Statistical learning theory is the mathematical framework for understanding when and why a model trained on finite data will generalize to unseen cases. Founded by Vladimir Vapnik and Alexey Chervonenkis in the 1960s, it shifts the focus of statistics from parameter estimation to prediction risk: the expected loss of a model on new data drawn from the same distribution. The central insight is that generalization is not a property of how well a model fits its training data but of the complexity of the model class relative to the amount of data available.

The field's foundational result is the Vapnik-Chervonenkis (VC) dimension, a measure of the capacity of a model class to shatter (perfectly fit) arbitrary labelings of points. A model class with finite VC dimension generalizes: the gap between training error and test error can be bounded with high probability, and the bound tightens as sample size increases. A model class with infinite VC dimension — such as the class of all continuous functions — can fit any training set perfectly while performing arbitrarily badly on new data. The VC dimension thus formalizes the intuition that complex models overfit, turning a heuristic into a theorem.

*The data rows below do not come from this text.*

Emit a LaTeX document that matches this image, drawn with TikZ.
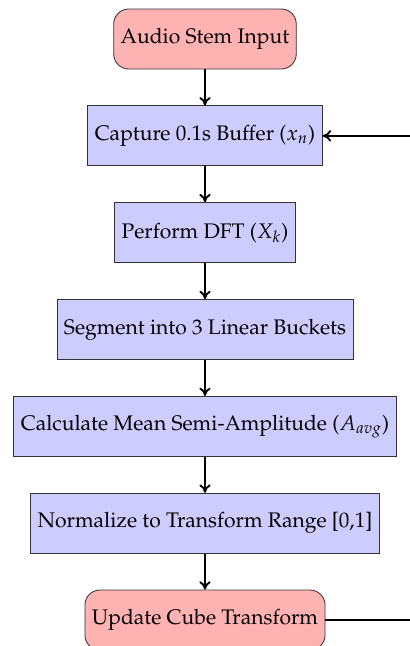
\documentclass[tikz,border=0pt]{standalone}
\usepackage[T1]{fontenc}
\usepackage{mathpazo}
\usetikzlibrary{positioning,calc,arrows.meta}
\tikzset{
  terminal/.style={rectangle, rounded corners=2.5mm, draw=black!80, fill=red!30,
    minimum width=3cm, minimum height=1cm, align=center},
  process/.style={rectangle, draw=black!80, fill=blue!20,
    minimum width=3cm, minimum height=1cm, align=center},
  flow/.style={line width=0.9pt, -{To[length=1.4mm,width=1.9mm]}},
}
\begin{document}
\begin{tikzpicture}[node distance=0.6cm]
  \useasboundingbox (0,0) rectangle (6.833,-10.767);
  \node[terminal] (input) at (3.4167,-0.65) {Audio Stem Input};
  \node[process, below=of input] (capture) {Capture 0.1s Buffer ($x_n$)};
  \node[process, below=of capture] (dft) {Perform DFT ($X_k$)};
  \node[process, below=of dft] (segment) {Segment into 3 Linear Buckets};
  \node[process, below=of segment] (mean) {Calculate Mean Semi-Amplitude ($A_{avg}$)};
  \node[process, below=of mean] (norm) {Normalize to Transform Range [0,1]};
  \node[terminal, below=of norm] (update) {Update Cube Transform};

  \draw[flow] (input) -- (capture);
  \draw[flow] (capture) -- (dft);
  \draw[flow] (dft) -- (segment);
  \draw[flow] (segment) -- (mean);
  \draw[flow] (mean) -- (norm);
  \draw[flow] (norm) -- (update);

  % feedback loop back to the buffer stage
  \coordinate (turn) at ($(update.east)+(2,0)$);
  \draw[flow] (update.east) -- (turn) |- (capture.east);
\end{tikzpicture}
\end{document}
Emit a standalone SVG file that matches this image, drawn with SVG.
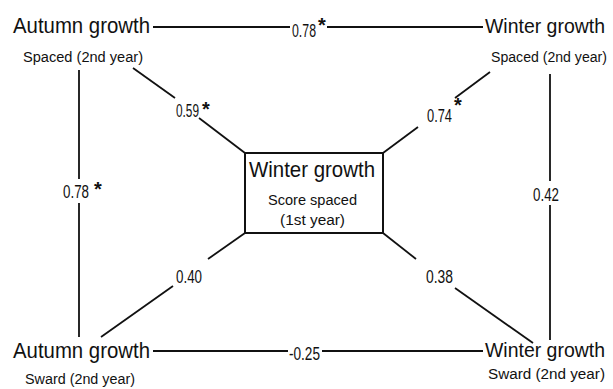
<svg xmlns="http://www.w3.org/2000/svg" width="613" height="389" viewBox="0 0 613 389">
<style>
  .title{font-family:"Liberation Sans",Arial,sans-serif;font-size:22px;fill:#111}
  .title.r{font-size:21px}
  .sub{font-family:"Liberation Sans",Arial,sans-serif;font-size:14px;fill:#111}
  .num{font-family:"Liberation Sans",Arial,sans-serif;font-size:18px;fill:#111}
  .star{font-family:"Liberation Sans",Arial,sans-serif;font-size:20px;font-weight:bold;fill:#111}
  .edge{stroke:#111;stroke-width:1.8;fill:none;stroke-linecap:butt}
  .box{stroke:#111;stroke-width:2;fill:#fff}
</style>
<rect width="613" height="389" fill="#fff"/>
<g id="connectors">
  <line class="edge" x1="153" y1="27" x2="290" y2="27"/>
  <line class="edge" x1="327" y1="27" x2="483" y2="27"/>
  <text class="num" x="292" y="37" textLength="24" lengthAdjust="spacingAndGlyphs">0.78</text>
  <text class="star" x="318" y="32">*</text>

  <line class="edge" x1="153" y1="351" x2="288" y2="351"/>
  <line class="edge" x1="322" y1="351" x2="483" y2="351"/>
  <text class="num" x="289" y="360" textLength="31" lengthAdjust="spacingAndGlyphs">-0.25</text>

  <line class="edge" x1="79" y1="70" x2="79" y2="179"/>
  <line class="edge" x1="79" y1="203" x2="79" y2="337"/>
  <text class="num" x="63" y="198" textLength="26" lengthAdjust="spacingAndGlyphs">0.78</text>
  <text class="star" x="94" y="196">*</text>

  <line class="edge" x1="550" y1="74" x2="550" y2="181"/>
  <line class="edge" x1="550" y1="205" x2="550" y2="340"/>
  <text class="num" x="533" y="201" textLength="26" lengthAdjust="spacingAndGlyphs">0.42</text>

  <line class="edge" x1="133" y1="68" x2="175" y2="98"/>
  <line class="edge" x1="199" y1="118" x2="245" y2="153"/>
  <text class="num" x="176" y="117" textLength="23" lengthAdjust="spacingAndGlyphs">0.59</text>
  <text class="star" x="202" y="116">*</text>

  <line class="edge" x1="383" y1="153" x2="418" y2="127"/>
  <line class="edge" x1="455" y1="98" x2="490" y2="72"/>
  <text class="num" x="427" y="122" textLength="25" lengthAdjust="spacingAndGlyphs">0.74</text>
  <text class="star" x="454" y="112">*</text>

  <line class="edge" x1="245" y1="233" x2="208" y2="259"/>
  <line class="edge" x1="173" y1="286" x2="101" y2="337"/>
  <text class="num" x="176" y="283" textLength="26" lengthAdjust="spacingAndGlyphs">0.40</text>

  <line class="edge" x1="383" y1="233" x2="416" y2="259"/>
  <line class="edge" x1="455" y1="288" x2="533" y2="343"/>
  <text class="num" x="426" y="283" textLength="27" lengthAdjust="spacingAndGlyphs">0.38</text>
</g>
<g id="n-autumn-spaced">
  <text class="title" x="13" y="33" textLength="137" lengthAdjust="spacingAndGlyphs">Autumn growth</text>
  <text class="sub" x="23" y="62" textLength="120" lengthAdjust="spacingAndGlyphs">Spaced (2nd year)</text>
</g>
<g id="n-winter-spaced">
  <text class="title r" x="485" y="33" textLength="120" lengthAdjust="spacingAndGlyphs">Winter growth</text>
  <text class="sub" x="491" y="62" textLength="116" lengthAdjust="spacingAndGlyphs">Spaced (2nd year)</text>
</g>
<g id="n-center">
  <rect class="box" x="245" y="153" width="138" height="80"/>
  <text class="title" x="249" y="177" textLength="126" lengthAdjust="spacingAndGlyphs">Winter growth</text>
  <text class="sub" x="268" y="205" textLength="89" lengthAdjust="spacingAndGlyphs">Score spaced</text>
  <text class="sub" x="280" y="225" textLength="65" lengthAdjust="spacingAndGlyphs">(1st year)</text>
</g>
<g id="n-autumn-sward">
  <text class="title" x="13" y="358" textLength="137" lengthAdjust="spacingAndGlyphs">Autumn growth</text>
  <text class="sub" x="25" y="384" textLength="110" lengthAdjust="spacingAndGlyphs">Sward (2nd year)</text>
</g>
<g id="n-winter-sward">
  <text class="title r" x="485" y="357" textLength="120" lengthAdjust="spacingAndGlyphs">Winter growth</text>
  <text class="sub" x="488" y="379" textLength="117" lengthAdjust="spacingAndGlyphs">Sward (2nd year)</text>
</g>
</svg>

Statistical learning theory connects directly to regularization theory: regularization is the practical mechanism by which model complexity is controlled. The Bias-variance tradeoff is the empirical face of the theoretical generalization bound. Penalized empirical risk minimization — minimizing training error plus a complexity penalty — is the algorithmic implementation of the structural risk minimization principle, which selects the model class that minimizes the upper bound on prediction risk. The theory shows that there is no free lunch: any restriction on the model class is a restriction on the functions that can be learned, and the restriction must be justified by prior knowledge of the problem domain.

Statistical learning theory is often presented as a justification for machine learning, but it is better understood as a warning: the conditions under which generalization is guaranteed are almost never satisfied in practice. Real data are not i.i.d., real distributions shift, and real model classes have unbounded complexity. The theory is not a certificate of safety. It is a precise map of where the cliffs are, and most applied work is hiking in the dark.